Я стою в кабинете начальника местного отделения гестапо и смотрю в зеркало, точнее на то место, где оно ещё было вчера. Спокойно рассматриваю свое лицо, лицо давно убитого человека, без возраста, скорее молодого, чем старого, и если не размыкать губ и не обнажать в улыбке свои истёртые, почерневшие от времени зубы того самурая, давно погребенного во мне за этим лицом, за этой кожей, то в целом, весь мой облик не отталкивающий, не пугающий…
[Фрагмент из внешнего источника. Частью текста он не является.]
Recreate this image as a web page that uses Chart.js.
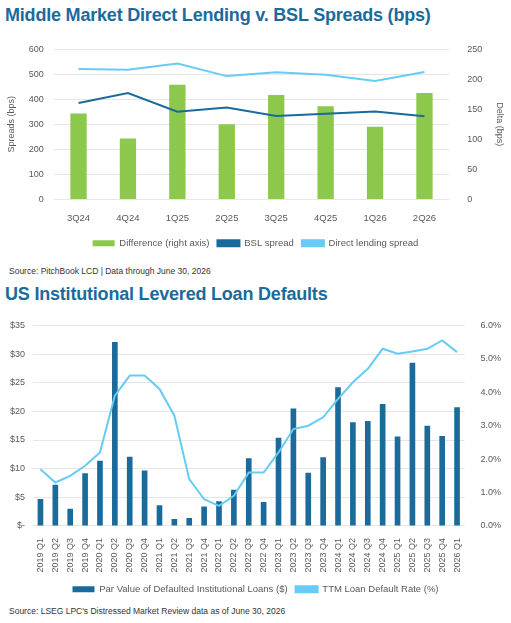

Остановившись тогда у того зеркала, которого уже не было, на самом деле я рассматривал не себя, в его исчезнувшем навсегда отражении, а тех, кто ещё совсем недавно были в нём, были ещё живы там. В то утро, в тот день. Первое в том отражении появилась невероятной красоты еврейская девушка, которая совсем не была похожа на еврейку, она была блондинка скандинавского типа с идеальными чертами лица и с такими большими синими глазами, от которых нельзя было оторваться, а если и можно было, то только через силу, если бы… если бы в них была теплота и нежность неба, а не тот холод бездны, чьи едва выносимые глубины отражались перед нею изо дня в день в этом кабинете. С отвращением и ужасом, она каждый день заглядывала в них, а эта бездна в свою очередь, заглядывала в неё такими же невозможно синими, черно-синими глазами начальника местного гестапо, который, если бы не его страшный мундир, которого она боялась отдельно от него, мог бы сойти по своей внешней идеальности и чистоте на ангела с небес, хотя, впрочем, он и был этим ангелом, но ангелом с тёмных небес, чья запредельная жестокость почти овеществлено проглядывала, как отдельное от него существо, из подо льда его идеально матовой кожи убежденного нациста. Почему еврейка? – подумал я от чего-то, и снова посмотрел на отражение недавно уехавшего гестаповца. Занятый сборами, он только кивнул на свой огромный письменный стол у окна, словно слышал меня и не обманул, в одном из ящиков этого слова я нашёл все её документы. Листая их, я опять посмотрел на то место, где висело зеркало. Теперь в его несуществующем отражении снова появилась она – эта девушка. Она что-то хотела мне сказать, но не смогла, её красивое лицо было обезображено неподдельным страданием и болью, она показывала мне на дверь за своей спиной, но я туда не пошёл, я уже знал – она мертва. Мертва уже часов десять и висит в мужской уборной на этом этаже, хотя нет, она уже там не висела. Генрих, так звали начальника гестапо, успел её снять перед своим уходом и отъездом из города. Оказавшись в коридоре, я дал себе увидеть, как он бережно и осторожно, снимает её из петли, как драгоценную, дорогую для себя куклу, которая может разбиться в любой момент от любого неосторожного движения.